Красную республику загораживал спасительный мир.

Сокольников тоже подробно сообщает о тех беспокойных днях:

«Уверенности в том, что мирное предложение будет принято немецким правительством, само собой разумеется, не было, и появление глубокой ночью на ленте аппарата Юза первых слов немецкого ответа с согласием на возобновление переговоров было для всех в большой мере неожиданным, тем более что задержка ответа, продолжавшееся движение немецких войск и взятие ими Пскова создавали с часу на час впечатление безуспешности мирного маневра.

Советская делегация, не доехав до Пскова ввиду разрушения железной дороги (ее разрушили уходящие остатки русских войск. — Ю. В.), перегрузилась на дрезины и, наконец, последнюю часть пути к немецким линиям проделала пешком поздно вечером. Командование передовых (немецких. — Ю. В.) частей, не осведомленное о возобновлении переговоров, было в большом недоумении и первоначально не знало, что делать с делегацией, явившейся таким странным и неожиданным образом. Немецкие солдаты оправдывали наступление необходимостью освобождения от русского гнета окраинных народностей…»

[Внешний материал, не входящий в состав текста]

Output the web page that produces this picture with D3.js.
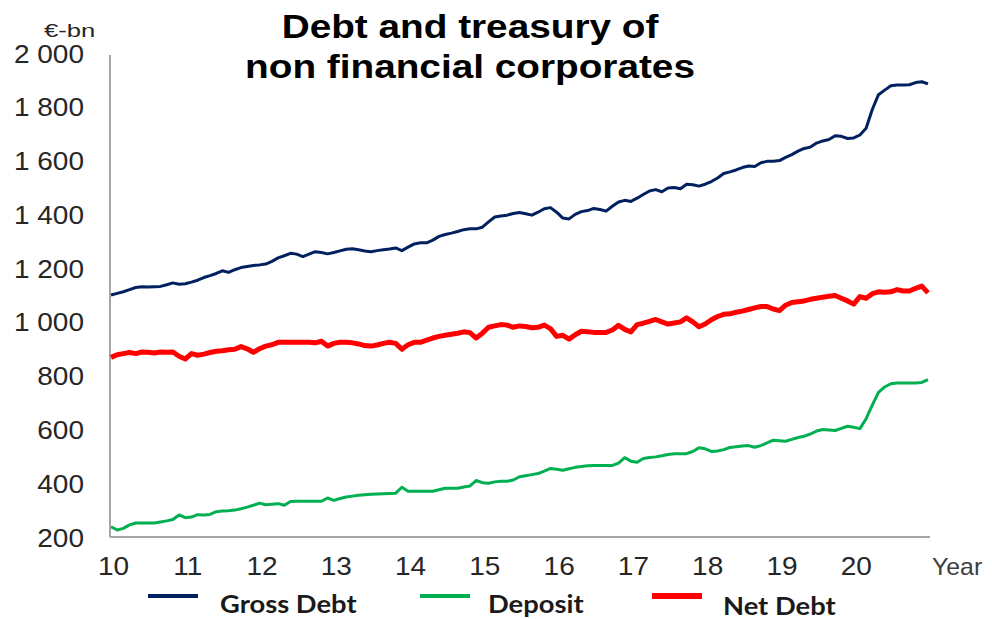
<!DOCTYPE html>
<html>
<head>
<meta charset="utf-8">
<script src="https://cdn.jsdelivr.net/npm/d3@7"></script>
<style>
  body { margin: 0; background: #fff; }
  .tick_label { font-family: "Liberation Sans", Arial, sans-serif; font-size: 25px; fill: #262626; }
  .title { font-family: "Liberation Sans", Arial, sans-serif; font-size: 34px; font-weight: bold; fill: #000; }
  .legend_label { font-family: Lato, "Open Sans", sans-serif; font-size: 24px; font-weight: bold; fill: #1a1a1a; }
</style>
</head>
<body>
<div id="vis"></div>
<script>
// monthly values, Jan 2010 -> Jan 2021 (EUR bn)
var gross_debt = [
  1100,1106,1112,1120,1128,1131,1130,1131,1132,1138,1145,1140,
  1142,1148,1155,1165,1172,1180,1190,1184,1194,1202,1206,1210,
  1212,1215,1225,1238,1246,1255,1252,1243,1252,1261,1258,1253,
  1258,1264,1270,1272,1268,1264,1261,1265,1268,1271,1275,1265,
  1278,1290,1294,1294,1304,1318,1325,1330,1336,1343,1346,1346,
  1352,1372,1390,1394,1397,1403,1407,1402,1397,1408,1421,1425,
  1408,1386,1383,1400,1410,1414,1422,1418,1412,1430,1446,1452,
  1448,1460,1474,1487,1492,1484,1498,1500,1495,1512,1510,1505,
  1512,1522,1535,1552,1558,1565,1574,1580,1578,1592,1597,1597,
  1600,1612,1622,1635,1645,1650,1665,1673,1678,1692,1690,1682,
  1684,1695,1720,1790,1845,1862,1878,1881,1881,1882,1890,1893,
  1885
];
var deposit = [
  238,226,232,245,252,252,252,252,256,260,265,282,
  272,274,283,282,284,294,297,298,300,305,311,318,
  326,320,322,324,318,332,333,333,333,333,333,345,
  336,343,349,352,355,357,359,360,361,362,363,385,
  370,370,370,370,370,376,381,381,381,386,390,410,
  402,400,405,407,407,412,424,428,432,436,445,455,
  452,448,454,459,462,465,466,466,466,466,475,495,
  482,478,492,496,498,502,507,510,510,510,518,532,
  528,518,520,525,533,536,538,540,534,540,550,560,
  558,556,563,570,575,583,594,600,598,596,604,612,
  608,603,640,690,738,758,770,773,773,773,773,775,
  785
];
var net_debt = [
  868,878,882,886,882,888,887,884,888,887,888,872,
  862,882,876,880,886,891,893,896,898,908,900,887,
  900,910,915,924,924,924,924,924,924,922,928,910,
  920,924,924,922,918,912,910,914,920,924,920,898,
  915,924,924,932,940,946,950,954,958,963,960,940,
  958,980,985,990,988,980,985,983,978,980,988,975,
  946,950,936,952,965,963,961,961,961,970,987,972,
  963,990,995,1002,1009,1000,992,996,1000,1015,1000,982,
  992,1008,1020,1028,1030,1036,1040,1046,1052,1057,1057,1048,
  1042,1062,1072,1075,1078,1084,1088,1092,1095,1098,1088,1078,
  1066,1094,1088,1105,1112,1110,1112,1120,1115,1115,1125,1133,
  1108
];
var year_ticks = [2010,2011,2012,2013,2014,2015,2016,2017,2018,2019,2020];
var year_labels = ["10","11","12","13","14","15","16","17","18","19","20"];
var value_ticks = [200,400,600,800,1000,1200,1400,1600,1800,2000];
var series_names = ["Gross Debt", "Deposit", "Net Debt"];
var series_colors = ["#002060", "#00b050", "#ff0000"];
var series_widths = [3, 3, 5];

var width = 992, height = 619;
var stretch = 1.12; // the source picture is a bit wider than tall

var svg = d3.select("#vis")
    .append("svg")
    .attr("width", width)
    .attr("height", height);

var xScale = d3.scaleLinear()
    .domain([2010, 2021])
    .range([111, 928]);

var yScale = d3.scaleLinear()
    .domain([200, 2000])
    .range([537, 53]);

var series = [gross_debt, deposit, net_debt];

// axes lines (no tick marks)
var xAxis = d3.axisBottom(xScale)
    .tickValues(year_ticks)
    .tickSize(0)
    .tickFormat(function(d, i) { return year_labels[i]; });

var gx = svg.append("g")
    .attr("transform", "translate(0," + yScale(200) + ")")
    .call(xAxis);
gx.select(".domain").attr("stroke", "#a6a6a6").attr("stroke-width", 2)
    .attr("d", "M110,0H930");
gx.selectAll("text")
    .attr("class", "tick_label")
    .attr("dy", null)
    .attr("y", 38)
    .attr("x", 0)
    .attr("transform", "translate(2,0) scale(" + stretch + ",1)")
    .attr("fill", null);

var yAxis = d3.axisLeft(yScale)
    .tickValues(value_ticks)
    .tickSize(0)
    .tickFormat(function(d) { return d3.format(",")(d).replace(",", " "); });

var gy = svg.append("g")
    .attr("transform", "translate(110,0)")
    .call(yAxis);
gy.select(".domain").attr("stroke", "#a6a6a6").attr("stroke-width", 2)
    .attr("d", "M0,55V" + yScale(200));
gy.selectAll("text")
    .attr("class", "tick_label")
    .attr("x", 0)
    .attr("transform", "translate(-26,0) scale(" + stretch + ",1)")
    .attr("dy", "0.36em")
    .attr("fill", null);

svg.append("text")
    .attr("class", "tick_label")
    .attr("transform", "translate(44,37) scale(1.35,1)")
    .style("font-size", "19px")
    .text("€-bn");

svg.append("text")
    .attr("class", "tick_label")
    .attr("transform", "translate(932,575) scale(1.08,1)")
    .style("font-size", "23px")
    .style("fill", "#404040")
    .text("Year");

// lines
var line = d3.line()
    .x(function(d, i) { return xScale(2010 + i / 12); })
    .y(function(d) { return yScale(d); });

svg.selectAll(".series")
    .data(series)
    .enter()
    .append("path")
    .attr("class", "series")
    .attr("fill", "none")
    .attr("stroke", function(d, i) { return series_colors[i]; })
    .attr("stroke-width", function(d, i) { return series_widths[i]; })
    .attr("stroke-linejoin", "round")
    .attr("d", line);

// title
svg.append("text")
    .attr("class", "title")
    .attr("transform", "translate(470,38) scale(1.14,1)")
    .attr("text-anchor", "middle")
    .text("Debt and treasury of");
svg.append("text")
    .attr("class", "title")
    .attr("transform", "translate(470,78) scale(1.14,1)")
    .attr("text-anchor", "middle")
    .text("non financial corporates");

// legend
var legend_x = [148, 420, 652];
var legend_text_x = [220, 488, 723];
var legend = svg.selectAll(".legend")
    .data(series_names)
    .enter()
    .append("g")
    .attr("class", "legend");

legend.append("line")
    .attr("x1", function(d, i) { return legend_x[i]; })
    .attr("x2", function(d, i) { return legend_x[i] + 50; })
    .attr("y1", 596)
    .attr("y2", 596)
    .attr("stroke", function(d, i) { return series_colors[i]; })
    .attr("stroke-width", function(d, i) { return series_widths[i] + 1; });

legend.append("text")
    .attr("class", "legend_label")
    .attr("transform", function(d, i) {
        return "translate(" + legend_text_x[i] + "," + (i == 2 ? 615 : 613) + ") scale(1.14,1)";
    })
    .text(function(d) { return d; });
</script>
</body>
</html>
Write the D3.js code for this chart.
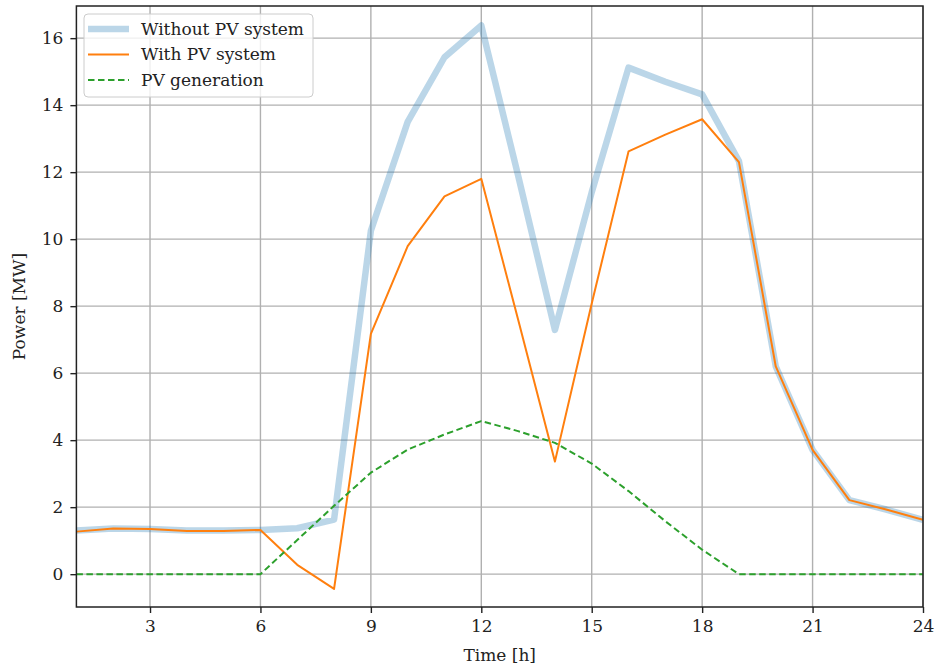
<!DOCTYPE html>
<html>
<head>
<meta charset="utf-8">
<script src="https://cdn.jsdelivr.net/npm/d3@7"></script>
<style>
  body { margin: 0; background: #fff; }
  svg text { font-family: "DejaVu Serif", serif; fill: #222; }
</style>
</head>
<body>
<svg id="chart" width="935" height="665"></svg>
<script>
// hours of the day
var hours = d3.range(1, 25)

// load without PV [MW]
var withoutPV = [1.30, 1.36, 1.35, 1.30, 1.30, 1.32, 1.37, 1.63, 10.25, 13.5, 15.43, 16.38,
                 11.9, 7.29, 11.4, 15.12, 14.7, 14.32, 12.33, 6.2, 3.71, 2.21, 1.93, 1.62]
// load with PV [MW]
var withPV = [1.27, 1.36, 1.35, 1.29, 1.29, 1.32, 0.28, -0.44, 7.17, 9.79, 11.28, 11.8,
              7.6, 3.36, 8.08, 12.62, 13.12, 13.58, 12.3, 6.2, 3.71, 2.21, 1.93, 1.62]
// PV generation [MW]
var pvGen = [0, 0, 0, 0, 0, 0, 1.02, 2.04, 3.03, 3.72, 4.17, 4.57,
             4.27, 3.92, 3.3, 2.48, 1.58, 0.73, 0, 0, 0, 0, 0, 0]

var xTicks = [3, 6, 9, 12, 15, 18, 21, 24]
var yTicks = [0, 2, 4, 6, 8, 10, 12, 14, 16]

var series = [
  {name: "Without PV system", values: withoutPV, color: "#1f77b4", width: 6.5, opacity: 0.3, dash: null},
  {name: "With PV system", values: withPV, color: "#ff7f0e", width: 2, opacity: 1, dash: null},
  {name: "PV generation", values: pvGen, color: "#2ca02c", width: 2, opacity: 1, dash: "6.5,3.5"}
]

var fontSize = 17
var margin = {left: 76.4, right: 12, top: 6, bottom: 58}
var width = 935, height = 665

var svg = d3.select("#chart")

var x = d3.scaleLinear().domain([1, 24]).range([margin.left, width - margin.right])
var y = d3.scaleLinear().domain([-0.98, 16.96]).range([height - margin.bottom, margin.top])

// grid
svg.append("g").selectAll("line").data(xTicks).join("line")
  .attr("x1", d => x(d)).attr("x2", d => x(d))
  .attr("y1", y.range()[1]).attr("y2", y.range()[0])
  .attr("stroke", "#b0b0b0").attr("stroke-width", 1.4)
svg.append("g").selectAll("line").data(yTicks).join("line")
  .attr("y1", d => y(d)).attr("y2", d => y(d))
  .attr("x1", x.range()[0]).attr("x2", x.range()[1])
  .attr("stroke", "#b0b0b0").attr("stroke-width", 1.4)

// lines
var line = d3.line().x((d, i) => x(hours[i])).y(d => y(d))
svg.append("clipPath").attr("id", "clip").append("rect")
  .attr("x", x.range()[0]).attr("y", y.range()[1])
  .attr("width", x.range()[1] - x.range()[0]).attr("height", y.range()[0] - y.range()[1])

svg.append("g").attr("clip-path", "url(#clip)")
  .selectAll("path").data(series).join("path")
  .attr("d", d => line(d.values))
  .attr("fill", "none")
  .attr("stroke", d => d.color)
  .attr("stroke-opacity", d => d.opacity)
  .attr("stroke-width", d => d.width)
  .attr("stroke-dasharray", d => d.dash)
  .attr("stroke-linejoin", "round")

// axes
svg.append("g")
  .attr("transform", "translate(0," + y.range()[0] + ")")
  .call(d3.axisBottom(x).tickValues(xTicks).tickSize(6).tickPadding(7))
svg.append("g")
  .attr("transform", "translate(" + x.range()[0] + ",0)")
  .call(d3.axisLeft(y).tickValues(yTicks).tickSize(6).tickPadding(7))

svg.selectAll(".domain").remove()
svg.selectAll(".tick line").attr("stroke", "#222").attr("stroke-width", 1.4)
svg.selectAll(".tick text").attr("font-size", fontSize).attr("font-family", "DejaVu Serif").attr("fill", "#222")

// frame
svg.append("rect")
  .attr("x", x.range()[0]).attr("y", y.range()[1])
  .attr("width", x.range()[1] - x.range()[0]).attr("height", y.range()[0] - y.range()[1])
  .attr("fill", "none").attr("stroke", "#222").attr("stroke-width", 1.5)

// axis labels
svg.append("text")
  .attr("x", (x.range()[0] + x.range()[1]) / 2).attr("y", 661)
  .attr("text-anchor", "middle").attr("font-size", fontSize)
  .text("Time [h]")
svg.append("text")
  .attr("transform", "translate(25," + (y.range()[0] + y.range()[1]) / 2 + ") rotate(-90)")
  .attr("text-anchor", "middle").attr("font-size", fontSize)
  .text("Power [MW]")

// legend
var legend = svg.append("g").attr("transform", "translate(84,14)")
legend.append("rect")
  .attr("width", 229).attr("height", 83).attr("rx", 4)
  .attr("fill", "#fff").attr("fill-opacity", 0.8)
  .attr("stroke", "#ccc").attr("stroke-width", 1)
var item = legend.selectAll("g.item").data(series).join("g")
  .attr("class", "item")
  .attr("transform", (d, i) => "translate(0," + (15 + i * 25.5) + ")")
item.append("line")
  .attr("x1", 4).attr("x2", 45)
  .attr("stroke", d => d.color)
  .attr("stroke-opacity", d => d.opacity)
  .attr("stroke-width", d => d.width)
  .attr("stroke-dasharray", d => d.dash)
item.append("text")
  .attr("x", 57).attr("dy", "0.35em")
  .attr("font-size", fontSize)
  .text(d => d.name)
</script>
</body>
</html>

В Брест-Литовске советской делегации было заявлено, что «до подписания договора наступление будет продолжаться». Очевидно, чтобы меньше было слов за столом переговоров.

Нет, действия Троцкого не были пустым актерским жестом, хотя театральность Льву Давидовичу не была чужда, более того — он к ней пристрастен, но к театральности умелой, высокого полета. В данных же обстоятельствах явно было не до театральности; как говорится, не до жиру — быть бы живу.

Действия Троцкого определялись марксистским анализом, точнее, доктринерским следованием букве теории. Это буквоедство вообще свойственно русским последователям Маркса. В этом они усматривают верность марксизму и чрезвычайно гордятся своим догматизмом. Только Ленину как святому и непогрешимому было дано право «творчески» домысливать марксизм, то есть отходить от буквы его и кое-что изменять. Но это — Ленин!

Впрочем, он на это ни у кого не спрашивал дозволения, а действовал сообразно необходимости. И впрямь, власть надо удерживать, при чем тут правила?..

По всем прогнозам, революции в России должна сопутствовать революция европейская, а их — увенчивать мировая революция, эдакий вселенский пожар. Троцкий, как и всякий большевик, исповедовал марксизм. В подобных условиях подписание договора, да еще грабительского, представлялось нелепостью, вот-вот европейский пролетариат сметет угнетателей. Зачем же тогда напяливать на себя хомут, зачем унижения? Не сегодня-завтра всех этих гофманов поставят к стенке. И Троцкий объявляет: ни войны, ни мира! Как можно подписывать подобный мир? Но и войны не будет, армия распускается.